Toward General Convention

AS THIS ISSUE of Episcopal Life makes plain, preparations are well underway for the 74th General Convention. The Blue Book, official reports to the General Convention, has been carefully compiled, printed and circulated. Hotel and travel reservations have been made. And around the church, bishops, deputies and other interested people are meeting to discuss the various matters that will come before us. All of this attention and preparation will serve us well when we gather in Minneapolis this summer. However, over these last weeks it has become ever more clear to me that our most essential preparation is the grounding of our spirits. 

 

The collect in our prayer book for the fourth Sunday of Easter speaks of Jesus as the good shepherd. We pray that when we hear his voice — a voice that calls each one of us by name — we may know him and follow where he leads. The Risen Christ addresses us in many ways, speaking to the very core of our being and calling us into intimate companionship. Our companionship is not an end in itself: As we each are called by name, we are to follow as we are led.

Looked at in this way, then, the General Convention is a gathering of persons who each have been uniquely called by Christ into a relationship of intimacy and fidelity in baptism, a relationship that has been sustained and deepened week by week by Christ’s continuing self-gift in the Eucharist. Each one of us has been called by name and with the uniqueness of our own personalities, histories, passions and gifts. This means that when we come together, we do so in full possession of our uniqueness, singularities and diverse points of view. There we will all be: a wonderful and amazing mix, and it is then our work to follow as a community where Christ leads. 

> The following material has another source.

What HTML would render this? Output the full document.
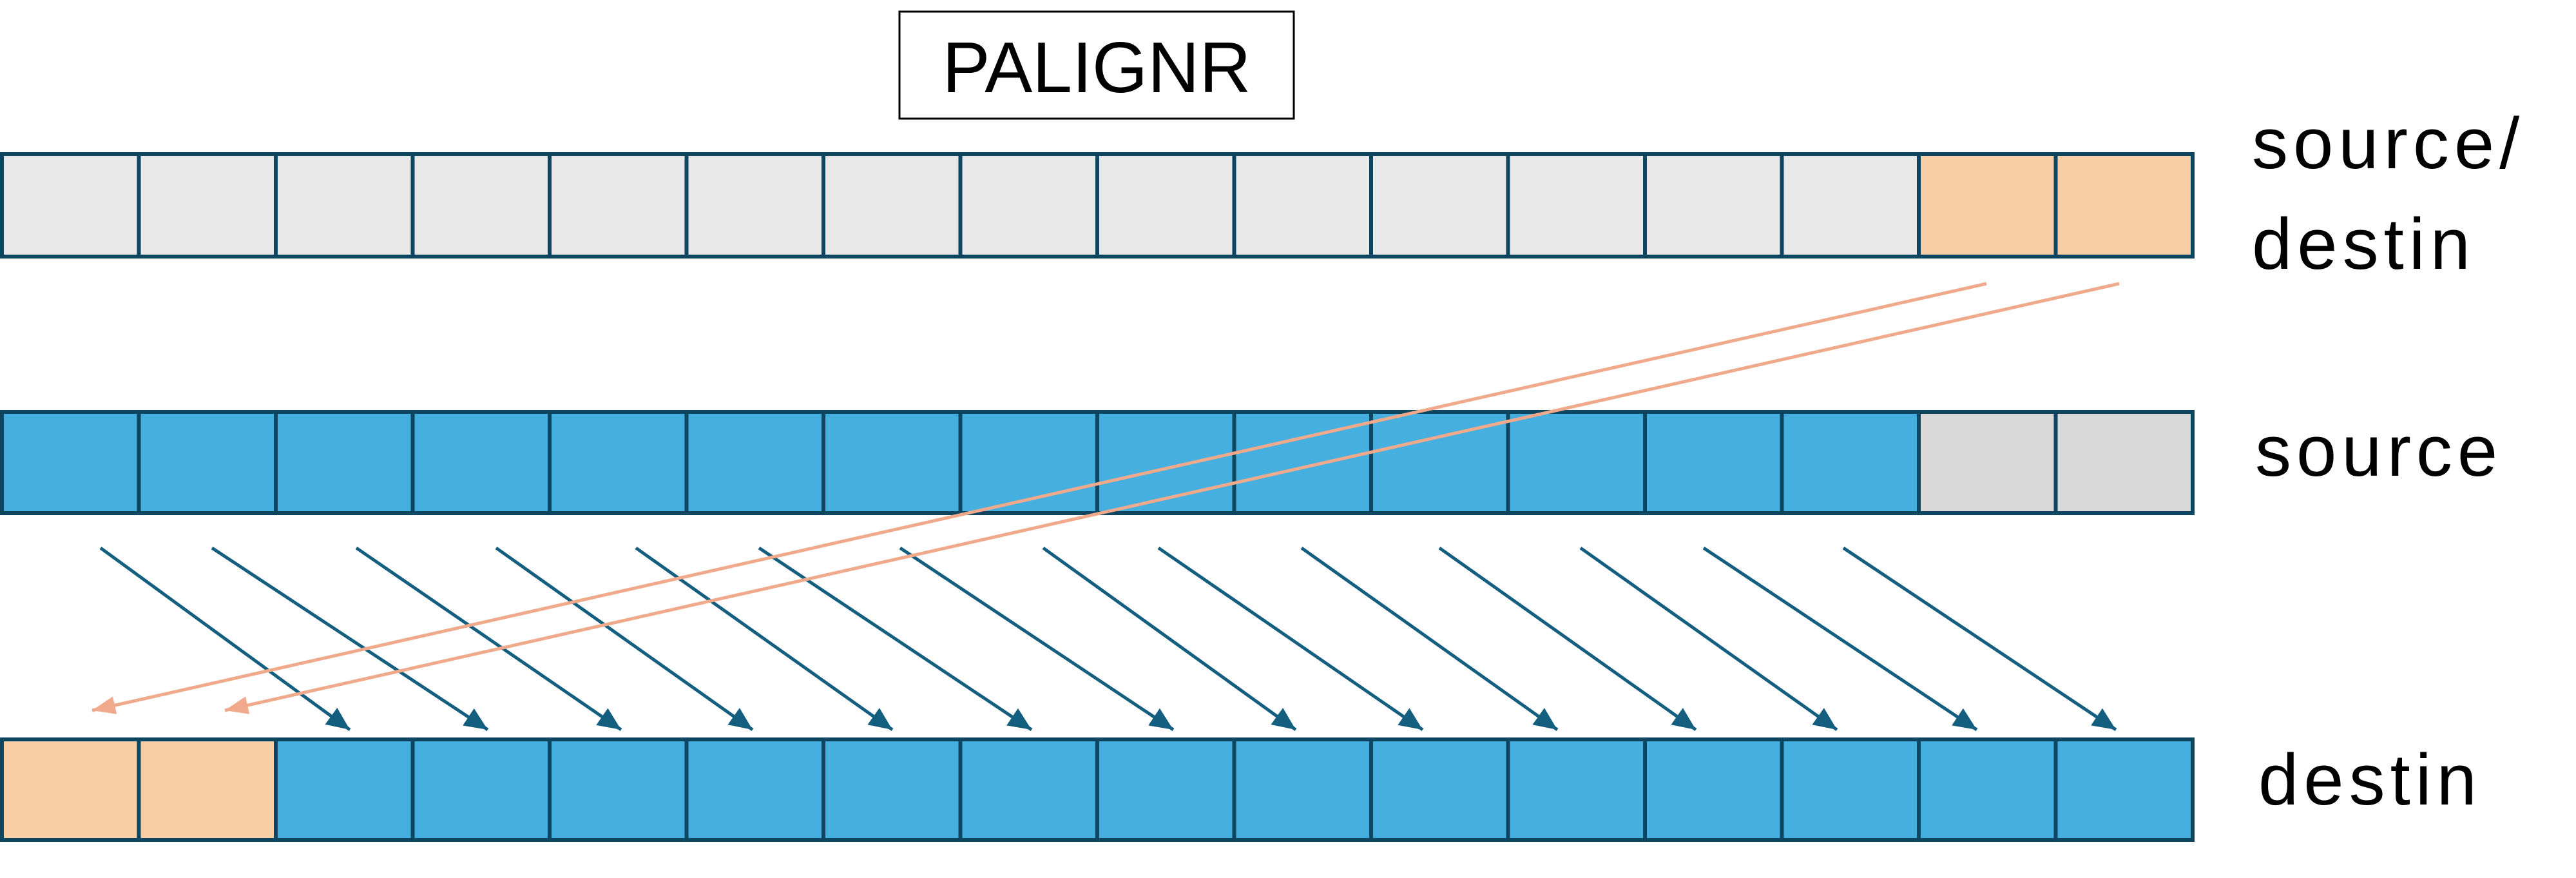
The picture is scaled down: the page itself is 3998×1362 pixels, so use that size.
<!DOCTYPE html>
<html><head><meta charset="utf-8"><style>
html,body{margin:0;padding:0;background:#fff;}
svg{display:block;}
</style></head><body>
<svg width="3998" height="1362" viewBox="0 0 3998 1362" xmlns="http://www.w3.org/2000/svg">
<defs>
<marker id="hb" markerUnits="userSpaceOnUse" markerWidth="40" markerHeight="40" viewBox="0 0 40 40" refX="36" refY="20" orient="auto"><path d="M0,4 L36,20 L0,36 Z" fill="#145e80"/></marker>
<marker id="ho" markerUnits="userSpaceOnUse" markerWidth="40" markerHeight="40" viewBox="0 0 40 40" refX="36" refY="20" orient="auto"><path d="M0,6 L36,20 L0,34 Z" fill="#f0a98a"/></marker>
</defs>
<rect x="1396" y="18" width="612" height="166" fill="#fff" stroke="#000" stroke-width="3"/>
<text x="1702" y="143" font-family="Liberation Sans, sans-serif" font-size="111" text-anchor="middle">PALIGNR</text>
<g id="cells" stroke="#0e4560" stroke-width="6"></g>
<g stroke="#145e80" stroke-width="5" fill="none" id="blue"></g>
<g stroke="#f0a98a" stroke-width="5" fill="none">
<line x1="3083" y1="440" x2="143" y2="1102" marker-end="url(#ho)"/>
<line x1="3289" y1="440" x2="349" y2="1102" marker-end="url(#ho)"/>
</g>
<g font-family="Liberation Sans, sans-serif" font-size="112" fill="#000" letter-spacing="8">
<text x="3495" y="261">source/</text>
<text x="3495" y="417">destin</text>
<text x="3500" y="738">source</text>
<text x="3505" y="1248">destin</text>
</g>
<script>
var ns="http://www.w3.org/2000/svg";
var g=document.getElementById('cells');
var rows=[[239,159,function(i){return i>=14?'#f8cfa5':'#e8e8e8';}],[639,157,function(i){return i>=14?'#d9d9d9':'#45afdf';}],[1147,156,function(i){return i<2?'#f8cfa5':'#45afdf';}]];
rows.forEach(function(r){for(var i=0;i<16;i++){var e=document.createElementNS(ns,'rect');e.setAttribute('x',3+i*212.5);e.setAttribute('y',r[0]);e.setAttribute('width',212.5);e.setAttribute('height',r[1]);e.setAttribute('fill',r[2](i));g.appendChild(e);}});
var s=[156,329,553,770,987,1178,1397,1619,1798,2020,2234,2453,2644,2861];
var t=[543,757,964,1168,1385,1601,1821,2011,2208,2417,2632,2851,3068,3284];
var b=document.getElementById('blue');
for(var i=0;i<14;i++){var l=document.createElementNS(ns,'line');l.setAttribute('x1',s[i]);l.setAttribute('y1',850);l.setAttribute('x2',t[i]);l.setAttribute('y2',1132);l.setAttribute('marker-end','url(#hb)');b.appendChild(l);}
</script>
</svg>
</body></html>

Following as a community is a complicated task. Among us are very different voices asserting with full confidence the direction we are called to go. Sometimes the voices are in accord. Unsurprisingly, sometimes they suggest different paths. In what can be a babble of voices, we must be spiritually prepared to accept as true that each one of us, in virtue of our baptism, is called by name, and thus each person and each point of view must be treated with utmost respect and seriousness.

In this increasingly polarized world and nation, it is so essential that the church, the community of the named, transcend these polarities and speak a word of authentic and integrated truth. We can only do so if we are willing to seek the highest good: that which most respects the compassion and reconciling love of the shepherd, who having been lifted high on the cross, seeks to draw all to himself. 

Fear, suspicion and mistrust, that host of destroying angels, are constantly at work in the life of the church. And Satan, as Paul tells us, delights in masquerading as an angel of light. Knowing this, we are called to conscious examination of our actions and defensive postures born out of fear or suspicion or mistrust. These destroyers make it impossible to receive truth that may be present in another, particularly when we have marked them with some dismissive label. 

As part of our spiritual preparation for seeking the common good, we also must examine our own urgencies and sense of rightness. We must ask if we are genuinely rooted in the deep desire of the good shepherd for the good of all. Our question is not simply, “Am I right?” but also, “Am I able to make room for the validity of other points of view?” 

Discernment is a necessary discipline if we are to follow the lead of the good shepherd. How do we discern his authentic voice and leading? To aid us in the work of discernment, Christ bestows upon us his Spirit. The Spirit, he tells us, will guide us into “all the truth.” This happens not all at once, because we are unable to appropriate “all the truth.” It happens over time, woven into the fabric of our lives and experience. “I still have many things to say to you, but you cannot bear them now. When the Spirit of truth comes, he will guide you into all the truth ?he will take what is mine and declare it to you.”

The General Convention has spanned our nation’s history and guided the church in times of peace and war. Issues have come and gone. Some of them threatened to divide the church, and yet a larger sense of what it means to be diverse limbs of one body has always prevailed. It is my considered sense, and my deepest prayer, that over these next months we will indeed make proper spiritual preparation, and once again we will find our way.

As we approach the feast of Pentecost and yield ourselves afresh to the wind and fire of the Spirit, may our truths be purified, enlarged and conformed to the mind of Christ, who is our truth and the good shepherd of us all.